**Task prompt**
Would you transcribe the whole listing exactly, minus its pictures?

**Information provided**
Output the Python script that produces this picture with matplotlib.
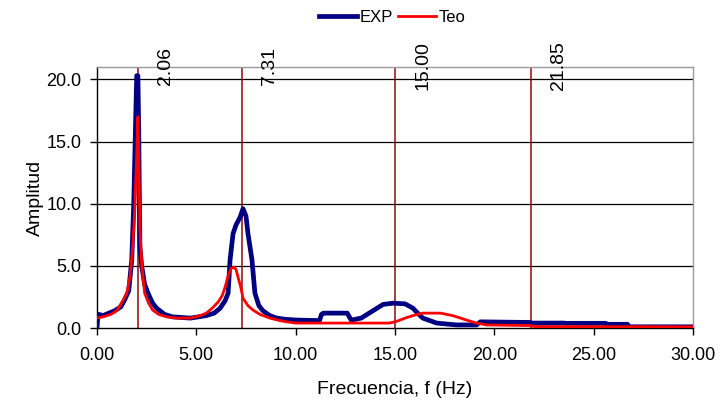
import matplotlib
matplotlib.use("Agg")
import matplotlib.pyplot as plt
from matplotlib.ticker import FormatStrFormatter

plt.rcParams['font.family'] = ['Liberation Sans', 'DejaVu Sans']

exp_f = [0, 0.05, 0.1, 0.3, 0.6, 0.9, 1.2, 1.4, 1.6, 1.75,
         1.85, 1.95, 2.0, 2.06, 2.1, 2.16, 2.25, 2.4, 2.57, 2.8,
         3.0, 3.4, 3.8, 4.7, 5.5, 5.9, 6.2, 6.45, 6.6, 6.7,
         6.85, 7.0, 7.2, 7.35, 7.5, 7.6, 7.8, 7.95, 8.15, 8.35,
         8.7, 9.05, 9.5, 10.1, 11.2, 11.3, 11.4, 12.6, 12.7, 12.8,
         13.3, 13.7, 14.1, 14.4, 14.9, 15.5, 15.9, 16.2, 16.4, 17.1,
         18.1, 19.1, 19.3, 21.8, 21.9, 23.5, 23.6, 25.6, 25.7, 26.7,
         26.8, 30]
exp_a = [0.0, 1.0, 1.1, 1.0, 1.2, 1.4, 1.7, 2.3, 3.0, 5.5,
         10, 17, 20.3, 20.3, 16, 6.5, 5.0, 3.5, 2.8, 2.0,
         1.6, 1.1, 0.9, 0.8, 1.0, 1.2, 1.6, 2.2, 2.8, 5.5,
         7.6, 8.3, 8.9, 9.6, 9.0, 7.6, 5.5, 2.8, 1.8, 1.4,
         1.0, 0.8, 0.7, 0.64, 0.6, 1.1, 1.2, 1.2, 0.9, 0.64,
         0.8, 1.2, 1.6, 1.9, 2.0, 1.95, 1.6, 1.1, 0.8, 0.4,
         0.25, 0.25, 0.5, 0.45, 0.4, 0.4, 0.38, 0.38, 0.3, 0.3,
         0.1, 0.1]

teo_f = [0, 0.3, 0.7, 1.0, 1.3, 1.5, 1.66, 1.8, 1.9, 2.0,
         2.06, 2.1, 2.16, 2.26, 2.4, 2.6, 2.8, 3.1, 3.5, 4.0,
         4.7, 5.2, 5.5, 5.8, 6.1, 6.3, 6.45, 6.6, 6.75, 6.9,
         7.0, 7.1, 7.25, 7.35, 7.6, 7.85, 8.2, 8.7, 9.2, 9.55,
         10, 14.7, 15.0, 15.25, 15.6, 15.9, 16.4, 17.3, 17.9, 18.3,
         18.6, 19.1, 19.6, 21.8, 22.0, 30]
teo_a = [0.8, 0.9, 1.1, 1.4, 2.2, 2.8, 4.1, 6.5, 9.5, 14,
         17, 14, 8.1, 4.9, 2.8, 2.0, 1.45, 1.1, 0.9, 0.8,
         0.8, 1.0, 1.2, 1.6, 2.1, 2.6, 3.3, 4.2, 4.8, 4.9,
         4.7, 4.1, 3.2, 2.4, 1.8, 1.45, 1.1, 0.8, 0.6, 0.5,
         0.4, 0.4, 0.5, 0.64, 0.85, 1.0, 1.2, 1.2, 1.0, 0.8,
         0.64, 0.4, 0.25, 0.2, 0.12, 0.1]

freq_marks = [2.06, 7.31, 15.00, 21.85]
mark_labels = ["2.06", "7.31", "15.00", "21.85"]
x_ticks = [0, 5, 10, 15, 20, 25, 30]
y_ticks = [0, 5, 10, 15, 20]
y_top = 21

fig = plt.figure(figsize=(7.2, 4.05), dpi=100)
ax = fig.add_axes([0.1347, 0.19, 0.8278, 0.6446])

for yv in y_ticks[1:]:
    ax.axhline(yv, color='black', lw=0.9, zorder=1)

# marker frequency lines (pairs joined at top)
for i in range(0, len(freq_marks), 2):
    a, b = freq_marks[i], freq_marks[i + 1]
    ax.plot([a, a, b, b], [0, y_top, y_top, 0], color='#8B0A0A', lw=1.1, zorder=2)
for xv, lab in zip(freq_marks, mark_labels):
    ax.annotate(lab, xy=(xv, y_top), xytext=(20, 1), textcoords='offset points',
                rotation=90, ha='center', va='center', fontsize=14, color='black',
                annotation_clip=False)

ax.plot(exp_f, exp_a, color='#000080', lw=3.4, label='EXP', zorder=3,
        solid_joinstyle='round')
ax.plot(teo_f, teo_a, color='#FF0000', lw=2.0, label='Teo', zorder=4)

ax.set_xlim(0, 30)
ax.set_ylim(0, y_top)
ax.set_xticks(x_ticks)
ax.set_yticks(y_ticks)
ax.xaxis.set_major_formatter(FormatStrFormatter('%.2f'))
ax.yaxis.set_major_formatter(FormatStrFormatter('%.1f'))
ax.tick_params(direction='out', length=5, width=1, labelsize=13, pad=6)
ax.tick_params(axis='x', pad=9)

for s in ['top', 'right']:
    ax.spines[s].set_color('#999999')
    ax.spines[s].set_linewidth(1)
for s in ['left', 'bottom']:
    ax.spines[s].set_color('black')
    ax.spines[s].set_linewidth(1)

ax.set_xlabel('Frecuencia, f (Hz)', fontsize=14, labelpad=12)
ax.set_ylabel('Amplitud', fontsize=14, labelpad=2)

fig.legend(loc='center', bbox_to_anchor=(0.545, 0.957), ncol=2, frameon=False,
           fontsize=12, handlelength=2.3, columnspacing=0.3, handletextpad=0.15)

fig.savefig('out.png', dpi=100)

**Final result**
Output the Python script that produces this picture with matplotlib.
import matplotlib
matplotlib.use("Agg")
import matplotlib.pyplot as plt
from matplotlib.ticker import FormatStrFormatter

plt.rcParams['font.family'] = ['Liberation Sans', 'DejaVu Sans']

exp_f = [0, 0.05, 0.1, 0.3, 0.6, 0.9, 1.2, 1.4, 1.6, 1.75,
         1.85, 1.95, 2.0, 2.06, 2.1, 2.16, 2.25, 2.4, 2.57, 2.8,
         3.0, 3.4, 3.8, 4.7, 5.5, 5.9, 6.2, 6.45, 6.6, 6.7,
         6.85, 7.0, 7.2, 7.35, 7.5, 7.6, 7.8, 7.95, 8.15, 8.35,
         8.7, 9.05, 9.5, 10.1, 11.2, 11.3, 11.4, 12.6, 12.7, 12.8,
         13.3, 13.7, 14.1, 14.4, 14.9, 15.5, 15.9, 16.2, 16.4, 17.1,
         18.1, 19.1, 19.3, 21.8, 21.9, 23.5, 23.6, 25.6, 25.7, 26.7,
         26.8, 30]
exp_a = [0.0, 1.0, 1.1, 1.0, 1.2, 1.4, 1.7, 2.3, 3.0, 5.5,
         10, 17, 20.3, 20.3, 16, 6.5, 5.0, 3.5, 2.8, 2.0,
         1.6, 1.1, 0.9, 0.8, 1.0, 1.2, 1.6, 2.2, 2.8, 5.5,
         7.6, 8.3, 8.9, 9.6, 9.0, 7.6, 5.5, 2.8, 1.8, 1.4,
         1.0, 0.8, 0.7, 0.64, 0.6, 1.1, 1.2, 1.2, 0.9, 0.64,
         0.8, 1.2, 1.6, 1.9, 2.0, 1.95, 1.6, 1.1, 0.8, 0.4,
         0.25, 0.25, 0.5, 0.45, 0.4, 0.4, 0.38, 0.38, 0.3, 0.3,
         0.1, 0.1]

teo_f = [0, 0.3, 0.7, 1.0, 1.3, 1.5, 1.66, 1.8, 1.9, 2.0,
         2.06, 2.1, 2.16, 2.26, 2.4, 2.6, 2.8, 3.1, 3.5, 4.0,
         4.7, 5.2, 5.5, 5.8, 6.1, 6.3, 6.45, 6.6, 6.75, 6.9,
         7.0, 7.1, 7.25, 7.35, 7.6, 7.85, 8.2, 8.7, 9.2, 9.55,
         10, 14.7, 15.0, 15.25, 15.6, 15.9, 16.4, 17.3, 17.9, 18.3,
         18.6, 19.1, 19.6, 21.8, 22.0, 30]
teo_a = [0.8, 0.9, 1.1, 1.4, 2.2, 2.8, 4.1, 6.5, 9.5, 14,
         17, 14, 8.1, 4.9, 2.8, 2.0, 1.45, 1.1, 0.9, 0.8,
         0.8, 1.0, 1.2, 1.6, 2.1, 2.6, 3.3, 4.2, 4.8, 4.9,
         4.7, 4.1, 3.2, 2.4, 1.8, 1.45, 1.1, 0.8, 0.6, 0.5,
         0.4, 0.4, 0.5, 0.64, 0.85, 1.0, 1.2, 1.2, 1.0, 0.8,
         0.64, 0.4, 0.25, 0.2, 0.12, 0.1]

freq_marks = [2.06, 7.31, 15.00, 21.85]
mark_labels = ["2.06", "7.31", "15.00", "21.85"]
x_ticks = [0, 5, 10, 15, 20, 25, 30]
y_ticks = [0, 5, 10, 15, 20]
y_top = 21

fig = plt.figure(figsize=(7.2, 4.05), dpi=100)
ax = fig.add_axes([0.1347, 0.19, 0.8278, 0.6446])

for yv in y_ticks[1:]:
    ax.axhline(yv, color='black', lw=0.9, zorder=1)

# marker frequency lines (pairs joined at top)
for i in range(0, len(freq_marks), 2):
    a, b = freq_marks[i], freq_marks[i + 1]
    ax.plot([a, a, b, b], [0, y_top, y_top, 0], color='#8B0A0A', lw=1.1, zorder=2)
for xv, lab in zip(freq_marks, mark_labels):
    ax.annotate(lab, xy=(xv, y_top), xytext=(20, 1), textcoords='offset points',
                rotation=90, ha='center', va='center', fontsize=14, color='black',
                annotation_clip=False)

ax.plot(exp_f, exp_a, color='#000080', lw=3.4, label='EXP', zorder=3,
        solid_joinstyle='round')
ax.plot(teo_f, teo_a, color='#FF0000', lw=2.0, label='Teo', zorder=4)

ax.set_xlim(0, 30)
ax.set_ylim(0, y_top)
ax.set_xticks(x_ticks)
ax.set_yticks(y_ticks)
ax.xaxis.set_major_formatter(FormatStrFormatter('%.2f'))
ax.yaxis.set_major_formatter(FormatStrFormatter('%.1f'))
ax.tick_params(direction='out', length=5, width=1, labelsize=13, pad=6)
ax.tick_params(axis='x', pad=9)

for s in ['top', 'right']:
    ax.spines[s].set_color('#999999')
    ax.spines[s].set_linewidth(1)
for s in ['left', 'bottom']:
    ax.spines[s].set_color('black')
    ax.spines[s].set_linewidth(1)

ax.set_xlabel('Frecuencia, f (Hz)', fontsize=14, labelpad=12)
ax.set_ylabel('Amplitud', fontsize=14, labelpad=2)

fig.legend(loc='center', bbox_to_anchor=(0.545, 0.957), ncol=2, frameon=False,
           fontsize=12, handlelength=2.3, columnspacing=0.3, handletextpad=0.15)

fig.savefig('out.png', dpi=100)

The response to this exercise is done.